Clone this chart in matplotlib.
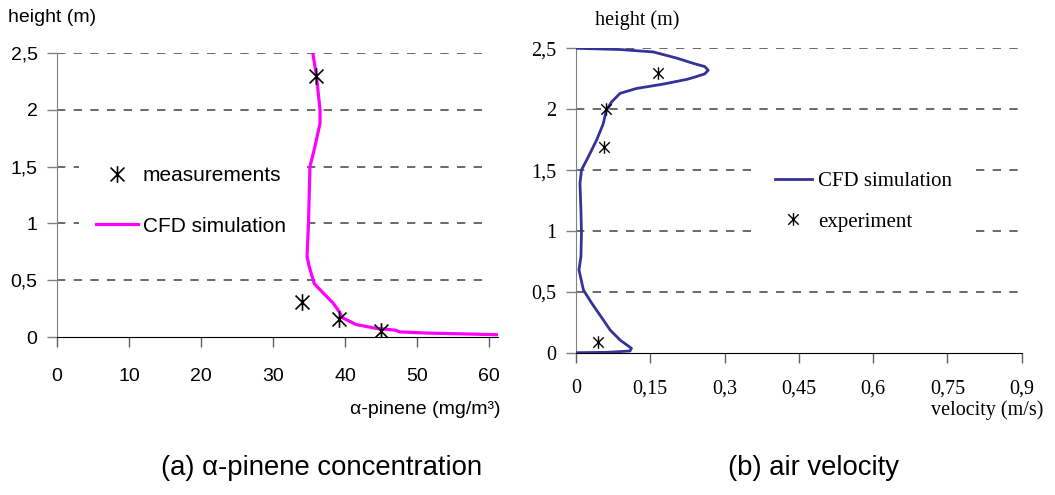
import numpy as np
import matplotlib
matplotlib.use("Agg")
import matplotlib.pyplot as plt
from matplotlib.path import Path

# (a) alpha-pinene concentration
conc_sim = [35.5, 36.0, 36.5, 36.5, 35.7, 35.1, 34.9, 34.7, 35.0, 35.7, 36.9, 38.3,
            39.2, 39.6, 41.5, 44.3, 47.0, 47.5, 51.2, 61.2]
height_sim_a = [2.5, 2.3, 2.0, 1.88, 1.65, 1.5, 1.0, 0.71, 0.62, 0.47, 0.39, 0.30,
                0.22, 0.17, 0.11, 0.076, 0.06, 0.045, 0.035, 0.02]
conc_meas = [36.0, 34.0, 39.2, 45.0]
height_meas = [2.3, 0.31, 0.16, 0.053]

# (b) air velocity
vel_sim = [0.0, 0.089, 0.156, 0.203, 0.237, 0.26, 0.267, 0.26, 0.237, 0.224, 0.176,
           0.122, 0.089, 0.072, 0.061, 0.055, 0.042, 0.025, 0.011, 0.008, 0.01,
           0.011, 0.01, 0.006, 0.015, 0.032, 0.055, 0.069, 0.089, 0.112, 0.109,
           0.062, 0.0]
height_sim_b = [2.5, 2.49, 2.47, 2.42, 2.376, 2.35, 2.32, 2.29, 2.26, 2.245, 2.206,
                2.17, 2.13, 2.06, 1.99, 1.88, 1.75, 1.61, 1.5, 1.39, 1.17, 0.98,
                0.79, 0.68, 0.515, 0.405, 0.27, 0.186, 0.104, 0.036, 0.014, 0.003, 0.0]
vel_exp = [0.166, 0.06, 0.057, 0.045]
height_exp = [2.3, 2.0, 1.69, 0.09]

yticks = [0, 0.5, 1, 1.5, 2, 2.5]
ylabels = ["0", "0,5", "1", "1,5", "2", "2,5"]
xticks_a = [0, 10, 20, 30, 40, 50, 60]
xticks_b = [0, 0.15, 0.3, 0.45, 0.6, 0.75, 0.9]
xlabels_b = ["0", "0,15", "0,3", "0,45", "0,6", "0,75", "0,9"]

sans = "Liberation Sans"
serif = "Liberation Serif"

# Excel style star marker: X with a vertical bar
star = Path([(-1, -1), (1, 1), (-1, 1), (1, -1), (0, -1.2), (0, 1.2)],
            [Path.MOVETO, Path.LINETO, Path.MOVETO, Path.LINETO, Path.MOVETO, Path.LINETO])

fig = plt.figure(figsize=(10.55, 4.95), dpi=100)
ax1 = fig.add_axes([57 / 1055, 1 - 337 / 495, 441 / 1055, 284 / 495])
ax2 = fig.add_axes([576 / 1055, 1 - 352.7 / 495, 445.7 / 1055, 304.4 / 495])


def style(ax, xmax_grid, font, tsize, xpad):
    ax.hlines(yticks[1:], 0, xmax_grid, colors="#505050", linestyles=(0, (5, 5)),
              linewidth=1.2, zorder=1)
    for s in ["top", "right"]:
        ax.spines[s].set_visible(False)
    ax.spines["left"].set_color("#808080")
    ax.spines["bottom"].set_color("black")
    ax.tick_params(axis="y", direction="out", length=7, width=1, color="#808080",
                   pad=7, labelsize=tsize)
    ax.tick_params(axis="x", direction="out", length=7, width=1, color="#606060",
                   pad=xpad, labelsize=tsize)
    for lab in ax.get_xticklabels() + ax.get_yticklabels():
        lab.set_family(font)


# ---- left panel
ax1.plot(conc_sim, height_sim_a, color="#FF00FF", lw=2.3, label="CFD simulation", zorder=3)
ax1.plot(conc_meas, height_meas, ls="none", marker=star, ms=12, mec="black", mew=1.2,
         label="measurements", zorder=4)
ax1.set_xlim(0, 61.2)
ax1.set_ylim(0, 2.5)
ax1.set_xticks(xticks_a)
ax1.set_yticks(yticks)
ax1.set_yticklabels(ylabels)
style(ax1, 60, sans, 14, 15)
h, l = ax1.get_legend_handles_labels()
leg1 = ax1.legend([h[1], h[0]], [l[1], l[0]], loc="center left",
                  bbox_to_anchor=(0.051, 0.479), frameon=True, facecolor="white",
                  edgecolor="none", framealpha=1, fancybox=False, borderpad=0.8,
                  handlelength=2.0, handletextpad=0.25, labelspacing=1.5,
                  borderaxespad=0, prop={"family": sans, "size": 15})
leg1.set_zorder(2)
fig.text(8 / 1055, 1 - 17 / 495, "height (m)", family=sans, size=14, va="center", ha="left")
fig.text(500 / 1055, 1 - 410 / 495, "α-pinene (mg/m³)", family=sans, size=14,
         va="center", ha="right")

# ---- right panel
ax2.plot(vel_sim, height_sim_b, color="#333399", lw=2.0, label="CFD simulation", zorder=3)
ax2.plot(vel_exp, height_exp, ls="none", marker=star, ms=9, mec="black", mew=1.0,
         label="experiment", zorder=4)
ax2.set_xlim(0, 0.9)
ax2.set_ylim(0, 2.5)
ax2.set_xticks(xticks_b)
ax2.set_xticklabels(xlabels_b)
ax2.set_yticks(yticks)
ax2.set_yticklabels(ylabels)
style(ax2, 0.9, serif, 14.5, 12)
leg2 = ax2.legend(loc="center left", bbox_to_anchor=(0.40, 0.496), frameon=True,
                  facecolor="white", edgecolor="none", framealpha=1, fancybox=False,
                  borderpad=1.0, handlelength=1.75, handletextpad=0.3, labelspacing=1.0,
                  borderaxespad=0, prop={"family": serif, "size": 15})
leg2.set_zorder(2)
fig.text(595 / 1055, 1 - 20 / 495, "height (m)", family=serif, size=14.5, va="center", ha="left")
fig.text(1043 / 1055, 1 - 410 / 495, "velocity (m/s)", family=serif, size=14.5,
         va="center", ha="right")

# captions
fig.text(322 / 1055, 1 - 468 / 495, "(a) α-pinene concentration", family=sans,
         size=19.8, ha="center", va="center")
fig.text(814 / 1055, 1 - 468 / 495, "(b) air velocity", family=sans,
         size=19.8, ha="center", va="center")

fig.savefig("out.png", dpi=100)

#####

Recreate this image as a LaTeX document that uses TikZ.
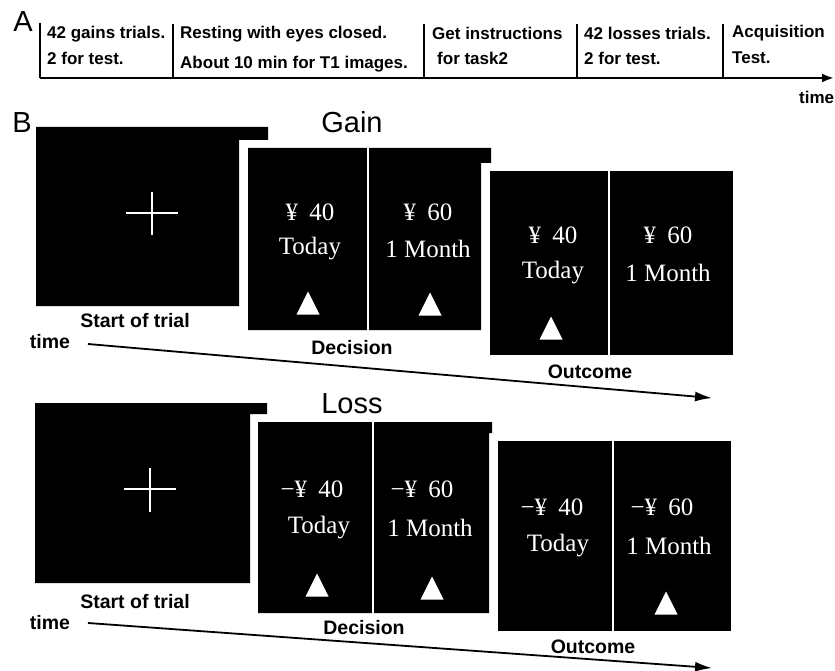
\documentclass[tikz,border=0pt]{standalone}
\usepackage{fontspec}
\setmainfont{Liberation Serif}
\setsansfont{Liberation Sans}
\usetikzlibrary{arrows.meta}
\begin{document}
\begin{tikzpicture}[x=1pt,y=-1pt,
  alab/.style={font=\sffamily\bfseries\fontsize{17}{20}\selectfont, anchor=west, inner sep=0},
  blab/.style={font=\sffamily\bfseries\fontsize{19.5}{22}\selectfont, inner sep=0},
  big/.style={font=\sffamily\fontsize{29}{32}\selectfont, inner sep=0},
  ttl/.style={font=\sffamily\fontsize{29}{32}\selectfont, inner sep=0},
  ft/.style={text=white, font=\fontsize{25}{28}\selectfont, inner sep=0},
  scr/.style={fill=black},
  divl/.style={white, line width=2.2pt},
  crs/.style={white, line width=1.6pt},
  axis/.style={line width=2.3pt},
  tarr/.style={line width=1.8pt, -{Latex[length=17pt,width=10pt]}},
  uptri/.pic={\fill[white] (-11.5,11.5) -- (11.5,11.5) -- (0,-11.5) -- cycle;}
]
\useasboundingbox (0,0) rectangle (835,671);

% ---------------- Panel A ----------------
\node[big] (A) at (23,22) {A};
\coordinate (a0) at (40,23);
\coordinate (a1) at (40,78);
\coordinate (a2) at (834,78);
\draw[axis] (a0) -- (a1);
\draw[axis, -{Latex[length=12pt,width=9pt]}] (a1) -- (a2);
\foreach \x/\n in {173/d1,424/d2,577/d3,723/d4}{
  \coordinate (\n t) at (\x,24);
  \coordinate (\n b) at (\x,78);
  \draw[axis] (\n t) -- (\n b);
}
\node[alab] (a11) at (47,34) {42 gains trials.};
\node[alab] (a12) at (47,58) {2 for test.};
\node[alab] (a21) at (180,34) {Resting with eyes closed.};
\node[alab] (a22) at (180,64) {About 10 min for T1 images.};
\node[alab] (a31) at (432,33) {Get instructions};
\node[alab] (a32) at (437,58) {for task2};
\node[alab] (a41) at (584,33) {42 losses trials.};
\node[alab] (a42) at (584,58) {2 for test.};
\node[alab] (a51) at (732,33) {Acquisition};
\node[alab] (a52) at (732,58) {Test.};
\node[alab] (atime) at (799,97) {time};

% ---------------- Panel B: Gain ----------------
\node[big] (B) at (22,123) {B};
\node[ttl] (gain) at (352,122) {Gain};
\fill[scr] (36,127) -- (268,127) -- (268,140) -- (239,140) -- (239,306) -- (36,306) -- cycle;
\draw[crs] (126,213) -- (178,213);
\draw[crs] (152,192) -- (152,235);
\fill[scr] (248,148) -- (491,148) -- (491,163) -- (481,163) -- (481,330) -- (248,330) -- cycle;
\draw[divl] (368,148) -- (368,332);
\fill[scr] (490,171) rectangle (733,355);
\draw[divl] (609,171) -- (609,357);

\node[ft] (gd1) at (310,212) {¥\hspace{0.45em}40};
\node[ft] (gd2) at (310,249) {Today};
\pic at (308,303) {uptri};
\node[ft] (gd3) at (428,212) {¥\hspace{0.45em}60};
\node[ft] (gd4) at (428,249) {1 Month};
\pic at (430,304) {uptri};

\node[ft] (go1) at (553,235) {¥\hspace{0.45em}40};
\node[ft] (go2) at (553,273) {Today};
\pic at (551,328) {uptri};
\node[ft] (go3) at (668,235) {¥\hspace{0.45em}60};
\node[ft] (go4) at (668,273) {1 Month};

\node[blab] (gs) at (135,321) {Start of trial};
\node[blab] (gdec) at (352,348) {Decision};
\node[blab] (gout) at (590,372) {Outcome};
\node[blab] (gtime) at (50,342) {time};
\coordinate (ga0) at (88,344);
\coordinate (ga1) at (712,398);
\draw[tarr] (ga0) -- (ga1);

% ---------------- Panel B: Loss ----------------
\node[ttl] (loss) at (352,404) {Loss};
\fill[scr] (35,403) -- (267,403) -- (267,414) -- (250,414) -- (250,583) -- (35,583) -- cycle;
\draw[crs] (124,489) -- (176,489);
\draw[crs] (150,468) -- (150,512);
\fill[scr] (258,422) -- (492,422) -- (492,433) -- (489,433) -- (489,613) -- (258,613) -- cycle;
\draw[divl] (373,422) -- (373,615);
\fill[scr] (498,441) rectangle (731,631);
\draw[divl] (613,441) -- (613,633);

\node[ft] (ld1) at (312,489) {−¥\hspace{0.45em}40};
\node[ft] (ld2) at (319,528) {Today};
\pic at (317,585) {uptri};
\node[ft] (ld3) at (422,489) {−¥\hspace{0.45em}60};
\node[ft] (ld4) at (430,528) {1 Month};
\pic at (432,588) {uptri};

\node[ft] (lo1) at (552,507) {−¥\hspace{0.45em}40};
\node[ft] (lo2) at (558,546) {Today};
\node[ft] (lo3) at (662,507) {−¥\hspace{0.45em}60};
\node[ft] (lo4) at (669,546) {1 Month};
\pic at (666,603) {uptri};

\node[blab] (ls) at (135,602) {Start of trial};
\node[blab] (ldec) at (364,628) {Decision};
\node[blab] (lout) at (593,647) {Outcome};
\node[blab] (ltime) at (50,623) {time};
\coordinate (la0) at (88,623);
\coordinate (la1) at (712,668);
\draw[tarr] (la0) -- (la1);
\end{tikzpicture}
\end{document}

#####

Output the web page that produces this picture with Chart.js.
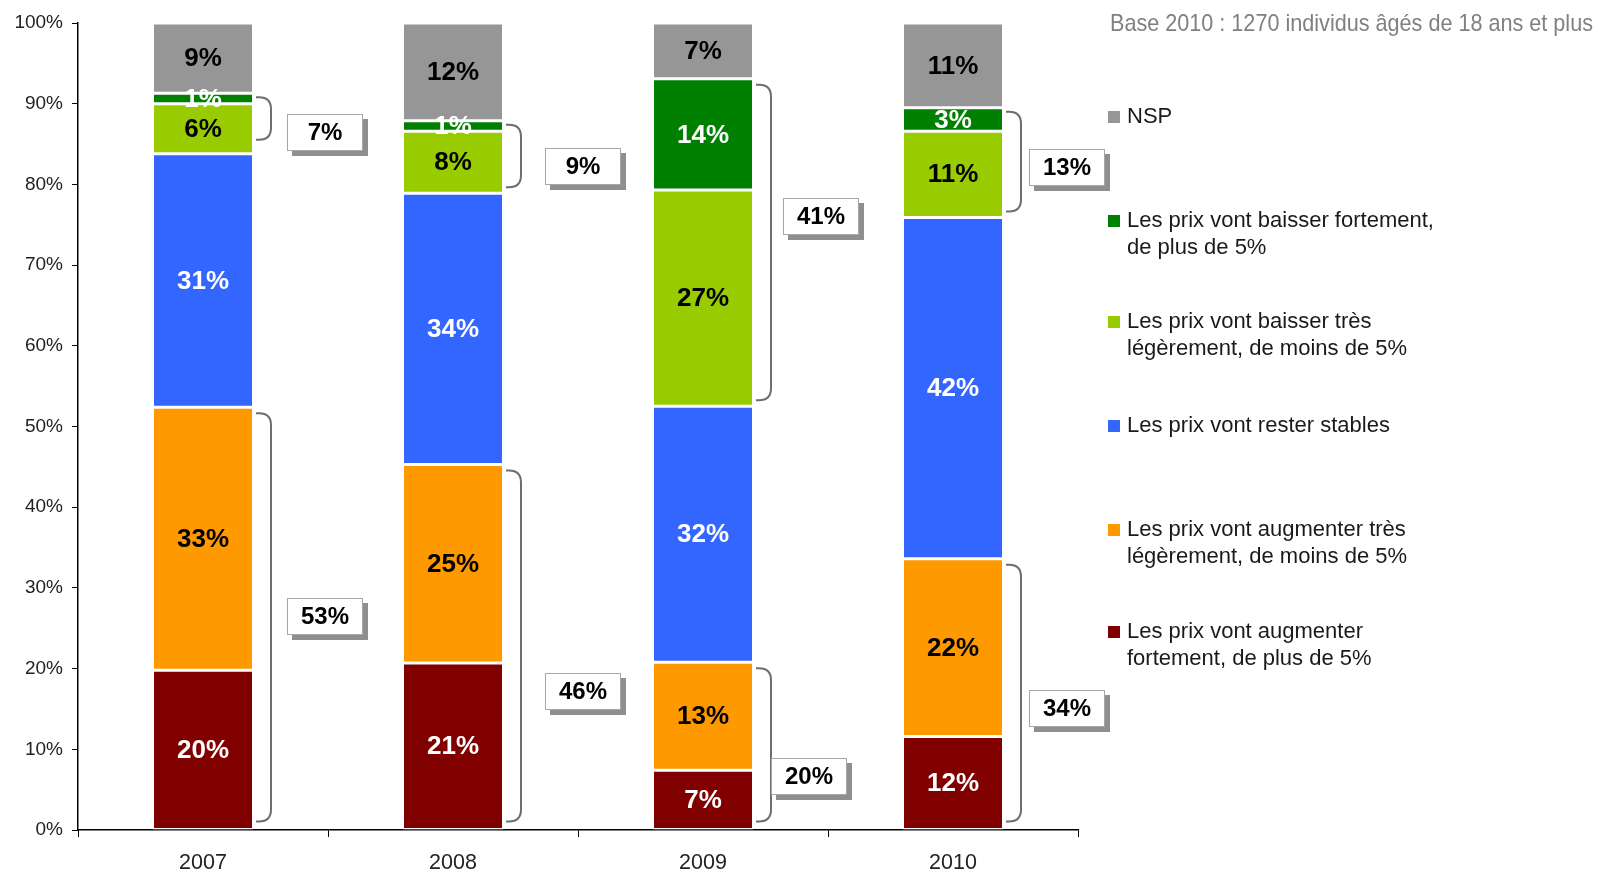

#####

WHAT TO PRODUCE:
Make an exact copy of the lines from the one with "Clone this chart in matplotlib." through the one with "height_meas = [2.3, 0.31, 0.16, 0.053]", both ends in, and nothing else. Drop every picture.

ANSWER IN FULL:
Clone this chart in matplotlib.
import numpy as np
import matplotlib
matplotlib.use("Agg")
import matplotlib.pyplot as plt
from matplotlib.path import Path

# (a) alpha-pinene concentration
conc_sim = [35.5, 36.0, 36.5, 36.5, 35.7, 35.1, 34.9, 34.7, 35.0, 35.7, 36.9, 38.3,
            39.2, 39.6, 41.5, 44.3, 47.0, 47.5, 51.2, 61.2]
height_sim_a = [2.5, 2.3, 2.0, 1.88, 1.65, 1.5, 1.0, 0.71, 0.62, 0.47, 0.39, 0.30,
                0.22, 0.17, 0.11, 0.076, 0.06, 0.045, 0.035, 0.02]
conc_meas = [36.0, 34.0, 39.2, 45.0]
height_meas = [2.3, 0.31, 0.16, 0.053]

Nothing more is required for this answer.